For now, however, talks seem to be on hold.

"We’ll talk to his representatives as we got into free agency as we explore our opportunities, as will he, and then we’ll make a decision based on that," MacLellan said.

That does not sound as urgent as I think it should.

If Kempny continues to struggle and Dillon walks in free agency, who does the team turn to? The most likely candidate would be Dmitry Orlov and, to be fair, the Orlov-Carlson pair had the team's best Corsi-For percentage in the regular season at 57.89-percent, better than Dillon-Carlson's 51.34.  The problem is that a whopping 71.19-percent of Orlov-Carlson's shifts started in the offensive zone. That's massive and it shows a clear desire by the coaches to use that pair only in offensive situations.

If the coaches cannot depend on a defensive pair in the defensive zone, guess what? That's not your top defensive pair.

Even with the coaches setting Orlov-Carlson up for offensive success, its percentage of high-danger chances for was 48.96-percent.
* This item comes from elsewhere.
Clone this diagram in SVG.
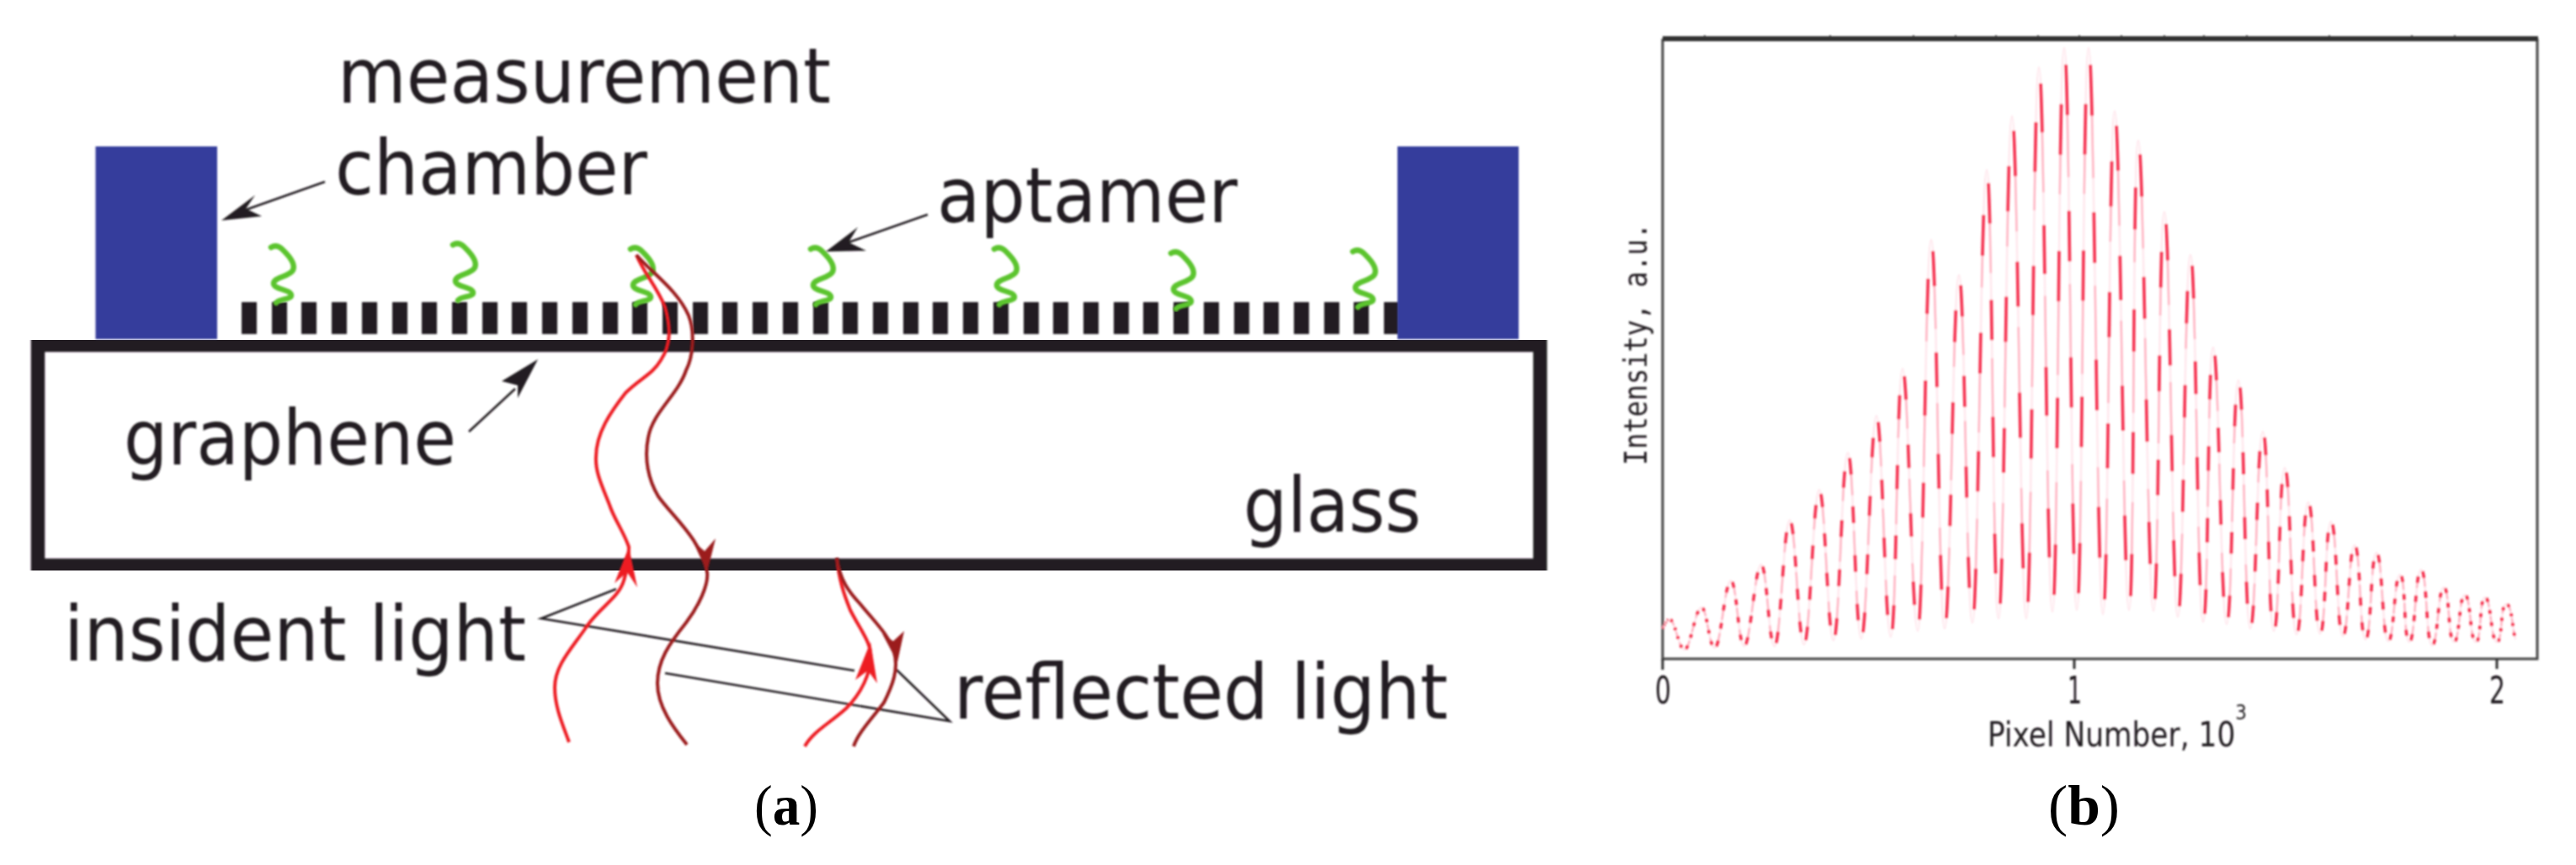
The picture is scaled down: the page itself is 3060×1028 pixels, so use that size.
<svg xmlns="http://www.w3.org/2000/svg" width="3060" height="1028" viewBox="0 0 3060 1028">
<style>
.t{font-family:"DejaVu Sans",sans-serif;fill:#231f20}
.lab{font-size:91px}
.tick{font-size:45px}
.cap{font-family:"Liberation Serif",serif;font-size:68px;fill:#000}
.b{font-weight:bold}
.wall{fill:#363c9c}
.bar{fill:#231f20}
.apt{fill:none;stroke:#5cc42f;stroke-width:6.5;stroke-linecap:round}
.lead{fill:none;stroke:#231f20;stroke-width:2.6}
.red{fill:none;stroke:#ed1c24;stroke-width:4}
.dark{fill:none;stroke:#9b1b1f;stroke-width:4}
.hr{fill:#ed1c24}
.hd{fill:#9b1b1f}
.ha{fill:#231f20}
.ax{fill:none;stroke:#444;stroke-width:3}
.sig{fill:none}
.soft{filter:url(#soft)}
</style>
<defs>
<filter id="soft" x="-2%" y="-2%" width="104%" height="104%"><feGaussianBlur stdDeviation="0.8"/></filter>
<path id="ap" d="M0 1C6 -3 11 0 16 6C23 13 29 21 26 28C22 36 3 36 3 44C3 51 24 51 24 58C24 63 9 62 6 67"/>
<g id="sig">
<path pathLength="100" d="M1975 747C1978 742 1980 736 1983 736"/>
<path pathLength="100" d="M1983 736C1990 736 1994 772 2001 772"/>
<path pathLength="100" d="M2001 772C2008 772 2014 722 2021 722"/>
<path pathLength="100" d="M2021 722C2028 722 2030 770 2037 770"/>
<path pathLength="100" d="M2037 770C2044 770 2049 690 2056 690"/>
<path pathLength="100" d="M2056 690C2063 690 2065 768 2072 768"/>
<path pathLength="100" d="M2072 768C2079 768 2085 671 2092 671"/>
<path pathLength="100" d="M2092 671C2099 671 2101 768 2108 768"/>
<path pathLength="100" d="M2108 768C2115 768 2119 618 2126 618"/>
<path pathLength="100" d="M2126 618C2133 618 2136 766 2143 766"/>
<path pathLength="100" d="M2143 766C2150 766 2154 582 2161 582"/>
<path pathLength="100" d="M2161 582C2168 582 2171 761 2178 761"/>
<path pathLength="100" d="M2178 761C2185 761 2188 538 2195 538"/>
<path pathLength="100" d="M2195 538C2202 538 2204 759 2211 759"/>
<path pathLength="100" d="M2211 759C2218 759 2222 494 2229 494"/>
<path pathLength="100" d="M2229 494C2236 494 2239 757 2246 757"/>
<path pathLength="100" d="M2246 757C2253 757 2253 438 2260 438"/>
<path pathLength="100" d="M2260 438C2267 438 2271 750 2278 750"/>
<path pathLength="100" d="M2278 750C2285 750 2287 285 2294 285"/>
<path pathLength="100" d="M2294 285C2301 285 2303 747 2310 747"/>
<path pathLength="100" d="M2310 747C2317 747 2320 327 2327 327"/>
<path pathLength="100" d="M2327 327C2334 327 2336 740 2343 740"/>
<path pathLength="100" d="M2343 740C2350 740 2353 202 2360 202"/>
<path pathLength="100" d="M2360 202C2367 202 2367 735 2374 735"/>
<path pathLength="100" d="M2374 735C2381 735 2383 138 2390 138"/>
<path pathLength="100" d="M2390 138C2397 138 2400 735 2407 735"/>
<path pathLength="100" d="M2407 735C2414 735 2415 80 2422 80"/>
<path pathLength="100" d="M2422 80C2429 80 2431 727 2438 727"/>
<path pathLength="100" d="M2438 727C2445 727 2445 57 2452 57"/>
<path pathLength="100" d="M2452 57C2459 57 2460 725 2467 725"/>
<path pathLength="100" d="M2467 725C2474 725 2474 57 2481 57"/>
<path pathLength="100" d="M2481 57C2488 57 2491 730 2498 730"/>
<path pathLength="100" d="M2498 730C2505 730 2505 132 2512 132"/>
<path pathLength="100" d="M2512 132C2519 132 2522 725 2529 725"/>
<path pathLength="100" d="M2529 725C2536 725 2533 167 2540 167"/>
<path pathLength="100" d="M2540 167C2547 167 2551 726 2558 726"/>
<path pathLength="100" d="M2558 726C2565 726 2564 252 2571 252"/>
<path pathLength="100" d="M2571 252C2578 252 2580 733 2587 733"/>
<path pathLength="100" d="M2587 733C2594 733 2595 303 2602 303"/>
<path pathLength="100" d="M2602 303C2609 303 2610 739 2617 739"/>
<path pathLength="100" d="M2617 739C2624 739 2622 413 2629 413"/>
<path pathLength="100" d="M2629 413C2636 413 2638 742 2645 742"/>
<path pathLength="100" d="M2645 742C2652 742 2652 452 2659 452"/>
<path pathLength="100" d="M2659 452C2666 452 2666 747 2673 747"/>
<path pathLength="100" d="M2673 747C2680 747 2681 513 2688 513"/>
<path pathLength="100" d="M2688 513C2695 513 2694 750 2701 750"/>
<path pathLength="100" d="M2701 750C2708 750 2707 556 2714 556"/>
<path pathLength="100" d="M2714 556C2721 556 2721 754 2728 754"/>
<path pathLength="100" d="M2728 754C2735 754 2735 597 2742 597"/>
<path pathLength="100" d="M2742 597C2749 597 2749 753 2756 753"/>
<path pathLength="100" d="M2756 753C2763 753 2762 620 2769 620"/>
<path pathLength="100" d="M2769 620C2776 620 2776 756 2783 756"/>
<path pathLength="100" d="M2783 756C2790 756 2790 648 2797 648"/>
<path pathLength="100" d="M2797 648C2804 648 2803 760 2810 760"/>
<path pathLength="100" d="M2810 760C2817 760 2816 657 2823 657"/>
<path pathLength="100" d="M2823 657C2830 657 2830 762 2837 762"/>
<path pathLength="100" d="M2837 762C2844 762 2844 683 2851 683"/>
<path pathLength="100" d="M2851 683C2858 683 2855 763 2862 763"/>
<path pathLength="100" d="M2862 763C2869 763 2869 677 2876 677"/>
<path pathLength="100" d="M2876 677C2883 677 2882 767 2889 767"/>
<path pathLength="100" d="M2889 767C2896 767 2896 698 2903 698"/>
<path pathLength="100" d="M2903 698C2910 698 2908 763 2915 763"/>
<path pathLength="100" d="M2915 763C2922 763 2921 707 2928 707"/>
<path pathLength="100" d="M2928 707C2935 707 2934 763 2941 763"/>
<path pathLength="100" d="M2941 763C2948 763 2945 710 2952 710"/>
<path pathLength="100" d="M2952 710C2959 710 2959 763 2966 763"/>
<path pathLength="100" d="M2966 763C2973 763 2970 718 2977 718"/>
<path pathLength="100" d="M2977 718C2984 718 2984 745 2988 760"/>
</g>
</defs>
<rect width="3060" height="1028" fill="#fff"/>

<g id="graphene" class="soft">
<rect class="bar" x="287" y="359" width="18" height="38"/><rect class="bar" x="323" y="359" width="18" height="38"/><rect class="bar" x="358" y="359" width="18" height="38"/><rect class="bar" x="394" y="359" width="18" height="38"/><rect class="bar" x="430" y="359" width="18" height="38"/><rect class="bar" x="466" y="359" width="18" height="38"/><rect class="bar" x="501" y="359" width="18" height="38"/><rect class="bar" x="537" y="359" width="18" height="38"/><rect class="bar" x="573" y="359" width="18" height="38"/><rect class="bar" x="608" y="359" width="18" height="38"/><rect class="bar" x="644" y="359" width="18" height="38"/><rect class="bar" x="680" y="359" width="18" height="38"/><rect class="bar" x="716" y="359" width="18" height="38"/><rect class="bar" x="751" y="359" width="18" height="38"/><rect class="bar" x="787" y="359" width="18" height="38"/><rect class="bar" x="823" y="359" width="18" height="38"/><rect class="bar" x="858" y="359" width="18" height="38"/><rect class="bar" x="894" y="359" width="18" height="38"/><rect class="bar" x="930" y="359" width="18" height="38"/><rect class="bar" x="966" y="359" width="18" height="38"/><rect class="bar" x="1001" y="359" width="18" height="38"/><rect class="bar" x="1037" y="359" width="18" height="38"/><rect class="bar" x="1073" y="359" width="18" height="38"/><rect class="bar" x="1108" y="359" width="18" height="38"/><rect class="bar" x="1144" y="359" width="18" height="38"/><rect class="bar" x="1180" y="359" width="18" height="38"/><rect class="bar" x="1216" y="359" width="18" height="38"/><rect class="bar" x="1251" y="359" width="18" height="38"/><rect class="bar" x="1287" y="359" width="18" height="38"/><rect class="bar" x="1323" y="359" width="18" height="38"/><rect class="bar" x="1358" y="359" width="18" height="38"/><rect class="bar" x="1394" y="359" width="18" height="38"/><rect class="bar" x="1430" y="359" width="18" height="38"/><rect class="bar" x="1466" y="359" width="18" height="38"/><rect class="bar" x="1501" y="359" width="18" height="38"/><rect class="bar" x="1537" y="359" width="18" height="38"/><rect class="bar" x="1573" y="359" width="18" height="38"/><rect class="bar" x="1608" y="359" width="18" height="38"/><rect class="bar" x="1644" y="359" width="18" height="38"/>
<text class="t lab" x="147" y="552" textLength="395" lengthAdjust="spacingAndGlyphs">graphene</text>
</g>

<g id="glass" class="soft">
<rect x="45" y="410" width="1784.5" height="262" fill="none" stroke="#231f20" stroke-width="16.5"/>
<text class="t lab" x="1477" y="632" textLength="211" lengthAdjust="spacingAndGlyphs">glass</text>
</g>

<g id="chamber" class="soft">
<rect class="wall" x="113.5" y="174" width="144.5" height="229"/>
<rect class="wall" x="1660" y="174" width="144" height="229"/>
<text class="t lab" x="401" y="122" textLength="586" lengthAdjust="spacingAndGlyphs">measurement</text>
<text class="t lab" x="398" y="231" textLength="371" lengthAdjust="spacingAndGlyphs">chamber</text>
</g>

<g id="aptamers" class="soft">
<use href="#ap" class="apt" x="322" y="293"/>
<use href="#ap" class="apt" x="538" y="290"/>
<use href="#ap" class="apt" x="749" y="295"/>
<use href="#ap" class="apt" x="963" y="295"/>
<use href="#ap" class="apt" x="1181" y="295"/>
<use href="#ap" class="apt" x="1391" y="300"/>
<use href="#ap" class="apt" x="1607" y="298"/>
<text class="t lab" x="1113" y="264" textLength="357" lengthAdjust="spacingAndGlyphs">aptamer</text>
</g>

<g id="light-labels" class="soft">
<text class="t lab" x="76" y="785" textLength="549" lengthAdjust="spacingAndGlyphs">insident light</text>
<text class="t lab" x="1133" y="854" textLength="587" lengthAdjust="spacingAndGlyphs">reflected light</text>
</g>

<g id="connectors" class="soft">
<path class="lead" d="M386 216L290 250"/>
<polygon class="ha" points="263,262 303,232 292,248 311,257"/>
<path class="lead" d="M1102 255L1005 289"/>
<polygon class="ha" points="981,299 1019,270 1008,288 1029,298"/>
<path class="lead" d="M557 513L612 462"/>
<polygon class="ha" points="639,427 615,473 615,458 596,453"/>
<path class="lead" d="M732 700L643 735L1015 797"/>
<path class="lead" d="M790 800L1128 857L1065 796"/>
<path class="red" d="M676 882C668 860 659 840 659 817C659 790 680 770 698 743C715 720 735 710 741 690C746 675 747 665 747 650C740 630 730 618 724 600C714 575 707 560 708 543C708 515 725 490 743 467C760 450 775 445 785 428C797 410 797 390 790 365C780 340 765 325 756 303"/>
<path class="dark" d="M756 303C775 325 805 345 818 375C826 395 823 425 815 440C805 470 775 490 770 520C765 545 770 570 782 590C800 615 832 640 840 680C842 695 830 720 815 740C795 765 781 785 781 812C781 840 800 865 816 885"/>
<path class="red" d="M994 663C997 690 1002 705 1010 725C1020 745 1032 760 1034 775C1036 800 1022 825 1005 842C985 860 965 870 956 887"/>
<path class="dark" d="M994 663C998 690 1008 703 1022 718C1040 740 1056 755 1062 775C1068 795 1060 815 1050 835C1035 855 1020 870 1014 887"/>
<polygon class="hr" points="747,650 757,698 745,680 730,693"/>
<polygon class="hd" points="840,680 850,640 837,655 823,643"/>
<polygon class="hr" points="1034,763 1042,812 1031,797 1016,808"/>
<polygon class="hd" points="1066,787 1074,750 1061,762 1048,753"/>
</g>

<g id="plot" class="soft">
<path class="ax" d="M1975 46V783H3014V46"/>
<rect x="1975" y="43" width="1040" height="6" fill="#333"/>
<path d="M2025 42V44M2174 42V44M2273 42V44M2323 42V44M2371 42V44M2421 42V44M2470 42V44M2520 42V44M2571 42V44M2618 42V44M2669 42V44M2767 42V44M2865 42V44M2916 42V44" stroke="#333" stroke-width="2"/>
<path d="M1975 783V796M2464 783V795M2966 783V795" stroke="#333" stroke-width="3"/>
<use href="#sig" class="sig" stroke="#ffe6ec" stroke-width="2.4"/>
<use href="#sig" class="sig" stroke="#ffb4c2" stroke-width="2.4" stroke-dasharray="13 19" stroke-dashoffset="-10"/>
<use href="#sig" class="sig" stroke="#f5304f" stroke-width="3.6" stroke-dasharray="9 17" stroke-dashoffset="-3"/>
<text class="t tick" x="1966" y="836" textLength="19" lengthAdjust="spacingAndGlyphs">0</text>
<text class="t tick" x="2456" y="836" textLength="17" lengthAdjust="spacingAndGlyphs">1</text>
<text class="t tick" x="2957" y="836" textLength="19" lengthAdjust="spacingAndGlyphs">2</text>
<text class="t" font-size="40" x="2361" y="887" textLength="308" lengthAdjust="spacingAndGlyphs">Pixel Number, 10<tspan font-size="25" dy="-32">3</tspan></text>
<text transform="translate(1956 553) rotate(-90)" font-family="'DejaVu Sans Mono',monospace" fill="#231f20" font-size="37" textLength="288" lengthAdjust="spacingAndGlyphs">Intensity, a.u.</text>
</g>

<g id="captions">
<text class="cap" x="896" y="980" textLength="76" lengthAdjust="spacingAndGlyphs">(<tspan class="b">a</tspan>)</text>
<text class="cap" x="2433" y="980" textLength="85" lengthAdjust="spacingAndGlyphs">(<tspan class="b">b</tspan>)</text>
</g>
</svg>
Think about that. The Orlov-Carlson pairing started seven out of every 10 shifts in the offensive zone and still, still managed to give up more high-danger chances than it created and more goals (12 to 13).

Though it was for only 10 games, Dillon-Carlson had a high-danger chances-for percentage of 57.41-percent despite only starting 40.91-percent of its shifts in the offensive zone.

It is a very real possibility that the team will need someone other than Kempny to play on the top pair with Carlson in 2020-21. Who can the team turn to if not Dillon? Salary cap space may be tight, but Washington cannot afford to let a top-pair defensive player walk as a free agent with no clear replacement on the roster.